One of the soundbites that's been pitched out this political silly season has been catching in my craw whenever I hear it.  Both political parties are responsible for some pretty egregious allegations...the "Romney hates dogs" one being particularly silly...but this one echoes interestingly in my pastorly ears.

This is the charge, leveled by Romney and the GOP, that Obama is "attacking success" when suggesting that perhaps some forms of profit-maximization aren't good for the country, or suggesting that those who have profited most in our society might just have to pony up a bit more so we can keep our collective [stuff] together.

The rich and the powerful are unquestionably materially successful.  Success is good.  In fact, their success is both evidence of and the key to our being successful as a nation.  To argue that the powerful have some larger responsibility for supporting the necessary infrastructure of the nation subverts something basic about America.

Or so that line of argumentation goes.

Herein should lie a problem for conservatives.  Some conservatives, at least.

The Ayn Rand folks'll get along just fine, but the Jesus folk?

It's a bit more difficult.

That's not to say that equating material success with goodness isn't done in certain quarters of the Christian world.  It's a staple of the Word Faith Prosperity Gospel movement, for example.  But "success" in financial dealings or in material well-being has never been and will never be a Christian measure of ethical well-being or national integrity.

You won't, for instance, get any more pungent attacks on wealth than you find in the prophets.   Isaiah rails against the Jerusalem elite who took the bulk of Judah's wealth and threw their culture out of balance.  So does Amos.  So does Jeremiah.   The concentration of political and economic power in the hands of a few has been a big deal since Samuel prophesied about the nature of royalty, or the writers of Torah put in all that debt-forgiveness year-of-Jubilee stuff in the name of preserving the integrity of the Covenant against permanent systemic imbalances.

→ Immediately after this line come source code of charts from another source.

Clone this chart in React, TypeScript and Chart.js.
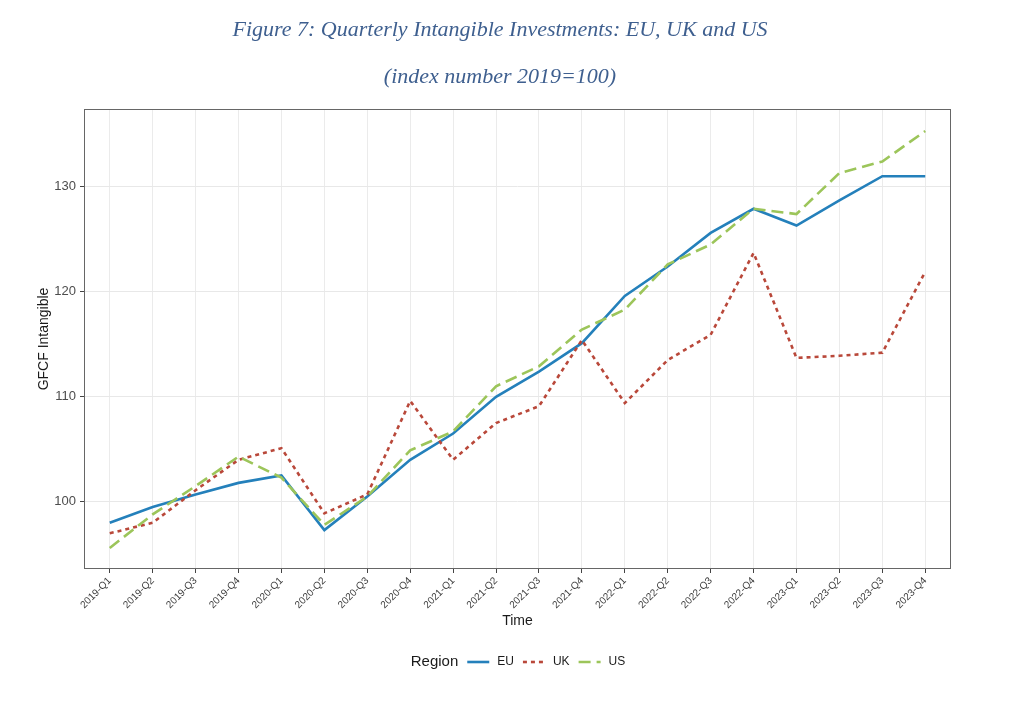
import React, { useEffect, useRef } from 'react';
import { Chart, registerables } from 'chart.js';

Chart.register(...registerables);

// quarters on the x axis
const quarters: string[] = [
  '2019-Q1', '2019-Q2', '2019-Q3', '2019-Q4',
  '2020-Q1', '2020-Q2', '2020-Q3', '2020-Q4',
  '2021-Q1', '2021-Q2', '2021-Q3', '2021-Q4',
  '2022-Q1', '2022-Q2', '2022-Q3', '2022-Q4',
  '2023-Q1', '2023-Q2', '2023-Q3', '2023-Q4',
];

// index values (2019 = 100)
const euValues: number[] = [
  98.0, 99.5, 100.7, 101.8,
  102.5, 97.3, 100.5, 104.0,
  106.5, 110.0, 112.4, 115.1,
  119.6, 122.4, 125.6, 127.9,
  126.3, 128.7, 131.0, 131.0,
];
const ukValues: number[] = [
  97.0, 98.0, 101.1, 104.0,
  105.1, 98.9, 100.7, 109.6,
  104.0, 107.5, 109.1, 115.4,
  109.4, 113.5, 115.9, 123.7,
  113.7, 113.9, 114.2, 121.9,
];
const usValues: number[] = [
  95.6, 98.8, 101.5, 104.3,
  102.3, 97.8, 100.5, 104.9,
  106.7, 111.0, 112.9, 116.4,
  118.3, 122.6, 124.5, 127.9,
  127.4, 131.3, 132.4, 135.3,
];

const yTicks: number[] = [100, 110, 120, 130];

const SANS = "'Liberation Sans', Arial, sans-serif";
const SERIF = "'Liberation Serif', 'Times New Roman', serif";

const toPoints = (vals: number[]) => vals.map((v, i) => ({ x: i, y: v }));

// grey frame round the panel, ggplot style
const panelBorder = {
  id: 'panelBorder',
  afterDatasetsDraw(chart: any) {
    const { ctx, chartArea } = chart;
    ctx.save();
    ctx.strokeStyle = '#666666';
    ctx.lineWidth = 1;
    ctx.strokeRect(chartArea.left + 0.5, chartArea.top + 0.5,
      chartArea.right - chartArea.left - 1, chartArea.bottom - chartArea.top - 1);
    ctx.restore();
  },
};

// legend with the "Region" label inline
const regionLegend = {
  id: 'regionLegend',
  afterDraw(chart: any) {
    const { ctx } = chart;
    const sets = chart.data.datasets;
    const y = 662;
    const lineW = 22;
    ctx.save();
    ctx.textBaseline = 'middle';
    ctx.font = `15px ${SANS}`;
    const titleW = ctx.measureText('Region').width;
    ctx.font = `12px ${SANS}`;
    let total = titleW + 9;
    sets.forEach((ds: any, i: number) => {
      total += lineW + 8 + ctx.measureText(ds.label).width + (i < sets.length - 1 ? 9 : 0);
    });
    let x = 518 - total / 2;
    ctx.fillStyle = '#1a1a1a';
    ctx.font = `15px ${SANS}`;
    ctx.fillText('Region', x, y);
    x += titleW + 9;
    ctx.font = `12px ${SANS}`;
    sets.forEach((ds: any) => {
      ctx.beginPath();
      ctx.setLineDash(ds.borderDash || []);
      ctx.strokeStyle = ds.borderColor;
      ctx.lineWidth = ds.borderWidth;
      ctx.moveTo(x, y);
      ctx.lineTo(x + lineW, y);
      ctx.stroke();
      ctx.setLineDash([]);
      x += lineW + 8;
      ctx.fillStyle = '#1a1a1a';
      ctx.fillText(ds.label, x, y);
      x += ctx.measureText(ds.label).width + 9;
    });
    ctx.restore();
  },
};

const App: React.FC = () => {
  const canvasRef = useRef<HTMLCanvasElement>(null);

  useEffect(() => {
    const ctx = canvasRef.current?.getContext('2d');
    if (!ctx) return;

    const chart = new Chart(ctx, {
      type: 'line',
      data: {
        datasets: [
          {
            label: 'EU',
            data: toPoints(euValues),
            borderColor: '#2480bb',
            borderWidth: 2.6,
            pointRadius: 0,
            tension: 0,
            order: 3,
          },
          {
            label: 'UK',
            data: toPoints(ukValues),
            borderColor: '#b9483a',
            borderWidth: 2.6,
            borderDash: [4, 4],
            pointRadius: 0,
            tension: 0,
            order: 2,
          },
          {
            label: 'US',
            data: toPoints(usValues),
            borderColor: '#9cc55a',
            borderWidth: 2.6,
            borderDash: [12, 6],
            pointRadius: 0,
            tension: 0,
            order: 1,
          },
        ],
      },
      options: {
        animation: false,
        responsive: true,
        maintainAspectRatio: false,
        layout: { padding: { left: 0, right: 24, top: 0, bottom: 80 } },
        plugins: {
          legend: { display: false },
          tooltip: { enabled: false },
          title: {
            display: true,
            text: 'Figure 7: Quarterly Intangible Investments: EU, UK and US',
            color: '#3e5f8f',
            font: { family: SERIF, size: 22, style: 'italic', weight: 'normal' },
            padding: { top: 17, bottom: 10 },
          },
          subtitle: {
            display: true,
            text: '(index number 2019=100)',
            color: '#3e5f8f',
            font: { family: SERIF, size: 22, style: 'italic', weight: 'normal' },
            padding: { top: 10.4, bottom: 18.8 },
          },
        },
        scales: {
          x: {
            type: 'linear',
            min: -0.6,
            max: quarters.length - 0.4,
            afterBuildTicks: (scale: any) => {
              scale.ticks = quarters.map((_, i) => ({ value: i }));
            },
            afterFit: (scale: any) => {
              scale.height = 71;
            },
            ticks: {
              autoSkip: false,
              minRotation: 45,
              maxRotation: 45,
              padding: 2,
              color: '#3d3d3d',
              font: { family: SANS, size: 10 },
              callback: (v: any) => quarters[v] ?? '',
            },
            grid: {
              color: '#ebebeb',
              tickColor: '#444444',
              tickLength: 4,
            },
            border: { display: false },
            title: {
              display: true,
              text: 'Time',
              color: '#1a1a1a',
              font: { family: SANS, size: 14 },
              padding: { top: 0, bottom: 10.6 },
            },
          },
          y: {
            min: 93.6,
            max: 137.4,
            afterBuildTicks: (scale: any) => {
              scale.ticks = yTicks.map((v) => ({ value: v }));
            },
            afterFit: (scale: any) => {
              scale.width = 84;
            },
            ticks: {
              padding: 4,
              color: '#4d4d4d',
              font: { family: SANS, size: 13 },
            },
            grid: {
              color: '#e8e8e8',
              tickColor: '#444444',
              tickLength: 4,
            },
            border: { display: false },
            title: {
              display: true,
              text: 'GFCF Intangible',
              color: '#1a1a1a',
              font: { family: SANS, size: 14 },
              padding: { top: 35.6, bottom: 0 },
            },
          },
          // empty right-hand strip, keeps the titles centred on the page
          gutter: {
            type: 'linear',
            position: 'right',
            display: true,
            afterFit: (scale: any) => {
              scale.width = 49;
            },
            ticks: { display: false },
            grid: { display: false, drawTicks: false },
            border: { display: false },
          },
        },
      },
      plugins: [panelBorder, regionLegend],
    } as any);

    return () => {
      chart.destroy();
    };
  }, []);

  return (
    <div style={{ position: 'absolute', left: 0, top: 0, width: 1024, height: 720, background: '#ffffff' }}>
      <canvas ref={canvasRef} />
    </div>
  );
};

export default App;
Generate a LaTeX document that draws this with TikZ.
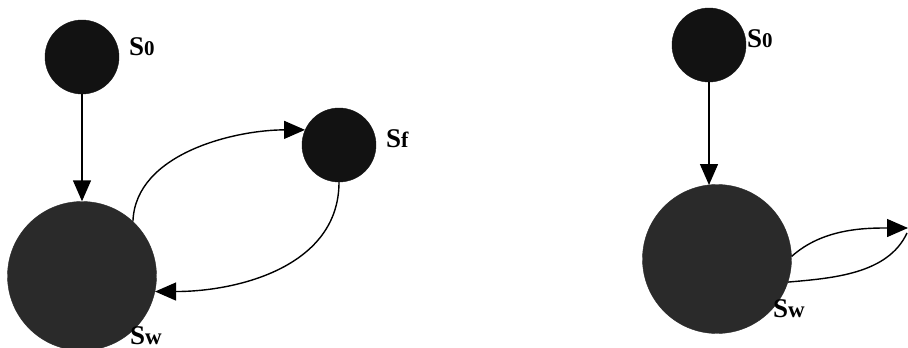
\documentclass[tikz,border=0pt]{standalone}
\usepackage{fontspec}
\setmainfont{Liberation Serif}
\usetikzlibrary{arrows.meta}
\definecolor{smallfill}{HTML}{121212}
\definecolor{bigfill}{HTML}{2A2A2A}
\tikzset{
  smallstate/.style={circle,fill=smallfill,draw=smallfill,minimum size=74pt,inner sep=0pt},
  bigstate/.style={circle,fill=bigfill,draw=bigfill,minimum size=149pt,inner sep=0pt},
  lbl/.style={anchor=base west,inner sep=0pt,font=\bfseries},
  conn/.style={line width=1.4pt,-{Triangle[length=21pt,width=18pt]}},
  plain/.style={line width=1.4pt}
}
\newcommand{\lab}[2]{{\fontsize{27}{27}\selectfont S}{\fontsize{#2}{#2}\selectfont #1}}
\begin{document}
\begin{tikzpicture}[x=1pt,y=-1pt]
\useasboundingbox (0,0) rectangle (908,348);
% left diagram
\node[smallstate] (s0L) at (82,57) {};
\node[bigstate] (swL) at (82,276) {};
\node[smallstate] (sfL) at (339,145) {};
\node[lbl] (t0L) at (129,55) {\lab{0}{21}};
\node[lbl] (tfL) at (386,147) {\lab{f}{22}};
\node[lbl] (twL) at (130,344) {\lab{w}{23}};
\draw[conn] (s0L.south) -- (swL.north);
\draw[conn] (swL.47) to[out=88,in=180,looseness=0.9] (sfL.156);
\draw[conn] (sfL.south) to[out=-90,in=0,looseness=1.0] (swL.-12);
% right diagram
\node[smallstate] (s0R) at (709,45) {};
\node[bigstate] (swR) at (717,259) {};
\node[lbl] (t0R) at (747,47) {\lab{0}{21}};
\node[lbl] (twR) at (773,317) {\lab{w}{23}};
\coordinate (topR) at (908,228);
\coordinate (botR) at (907,233);
\draw[conn] (s0R.south) -- (s0R.south |- 709,185);
\draw[conn] (swR.2) to[out=42,in=180,looseness=0.9] (topR);
\draw[plain] (botR) to[out=-115,in=5,looseness=0.9] (swR.-18);
\end{tikzpicture}
\end{document}
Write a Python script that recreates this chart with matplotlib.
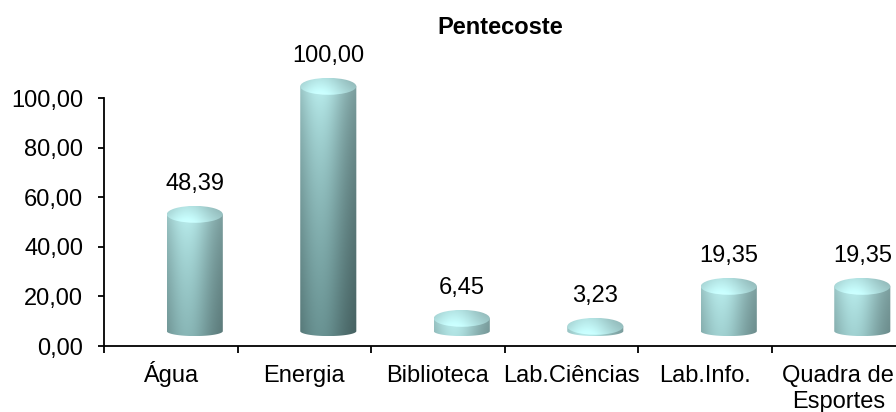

And that's just the Judeo-part of the whole Judeo-Christian equation.

Then there's Jesus.  Lord have mercy, did he seem to have a problem with the implications of material success.   Oh, we do rationalize our way around those sayings, that "camel through the eye of a needle" and "gaining the world but losing your soul" stuff.  Not to mention the whole "you cannot serve God and mammon" bit.  Or the cross.

Pesky, pesky Jesus.

And then there's Paul.  Paul, well, he doesn't seem to buy into the whole shiny thing.  What matters is integrity in faith, which is proved not by evidence of material success, but by perseverance in the face of suffering and challenge.  That's the whole point of Paul's diatribe against the "super-apostles" in 2 Corinthians, who shone and sparkled and "succeeded" with all the high-gloss-buffed self-confidence of a Manhattan socialite.

In the Greco-Roman world, Christians were often attacked as "sapping the vitality" of the high-energy pagan imperial/commercial synergy.   I'm not sure they used the word "synergy," but they would have if they'd known it.

But what is clear is that the True Gospel challenge to material succeedification remains the stumbling block it has always been.